In 2017, the Catholic Bishop of El Paso wrote the “Pastoral Letter on Migration to the People of God in the Diocese of El Paso” that has some really inspirational messaging for me. Though I am not from these or any borderlands, I feel quite at home here and I am very moved by the message he puts forth. The letter focuses on the issues of migration and border realities and how they have affected this binational community with special attention to the abundant response that has shaped the spirit of resilience here. He writes, “Our Chihuahuan Desert has been a powerful place of encounter, where a true culture of encuentro has taken root and allowed flowers of life, culture, and faith to bloom even in the driest of sands… We are servants on the patient journey towards the civilization of love that the Spirit is preparing for all of humanity.” To me, that is so beautiful – to think of myself and my neighbors as servants on a patient journey towards a love that includes everyone. I know that is for some a lofty, “pie in the sky” type of idea, but God requires nothing less, and if I really want to call myself a “practicing Catholic” as I do, I hope I can even in the smallest ways strive to be on the right path of that journey. He also talks about how Catholic teaching is very clear on how we ought to respond to migrants, refugees, and those who are very much part of our communities but do not have legal status: “There is no distinction between documented and undocumented when together we receive the Bread of Life in our chapels and churches.”

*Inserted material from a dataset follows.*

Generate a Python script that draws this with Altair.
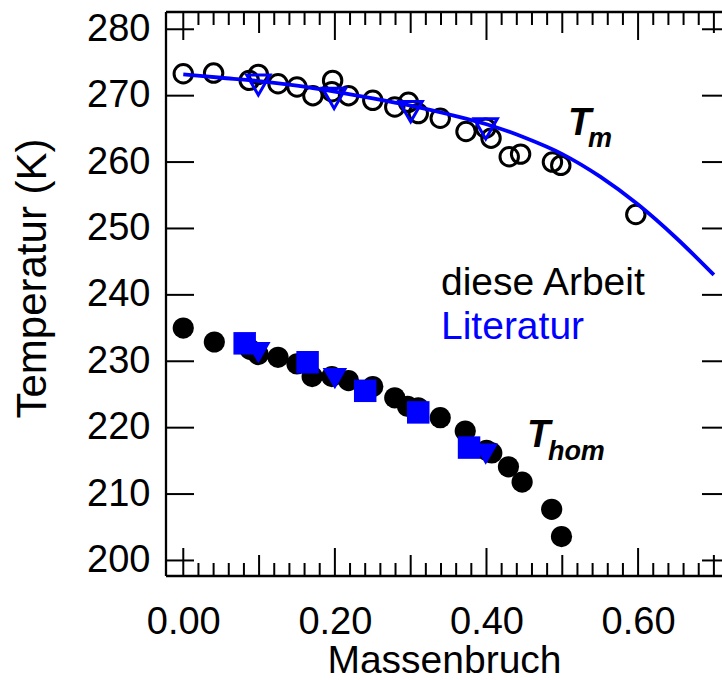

For me, these ideas are affirming in the light of the suffering and destruction that is occurring for many people across the world. To me, the response to the increasing woes of climate change, gang and cartel rule and impunity, poverty, drug use, and violence is to inform ourselves and make individual and collective choices to address these harms not just for the sake of the people who are directly impacted but for the sake of all of humanity. Living my life in ignorance to all that has been revealed to me, especially these teachings and commands, would hardly be living at all.
So here I am, blabbering on and on with not very much to show for it. I am a very convicted person, and I pray frequently that God use my whole body and soul in someway that builds up and continues this work towards a civilization of love. I haven’t done anything very remarkable, though. I make little kids giggle and paint walls different colors and look people deeply in the eye but there is so much room for growth. Though we volunteers, among many others who work with some kind of similar framework, are constantly despairing over the general direction of our global community and where we believe we are headed now (to abandon our souls for money), there is something about this space that allows us to continue exploring what might be a better way. For that gift, I am eternally grateful.
Though the Bishop’s letter was written specifically to the Catholic Church community of El Paso, I believe it applies equally to all communities everywhere. Moved to action with disdain for human rights abuses, exclusion, and infatuation with neoliberal consumer capitalism and all of its false promises, “May we take up new and prophetic actions to bring about the Kingdom of justice, truth and reconciliation in order to transform this desert, so that the burning sands will become pools, and the thirsty ground, springs of water.” Why shall we strive for springs of water to nourish the displaced and dispossessed? For me, it is because I “trust that God did not create a world without room for all at the banquet of life.”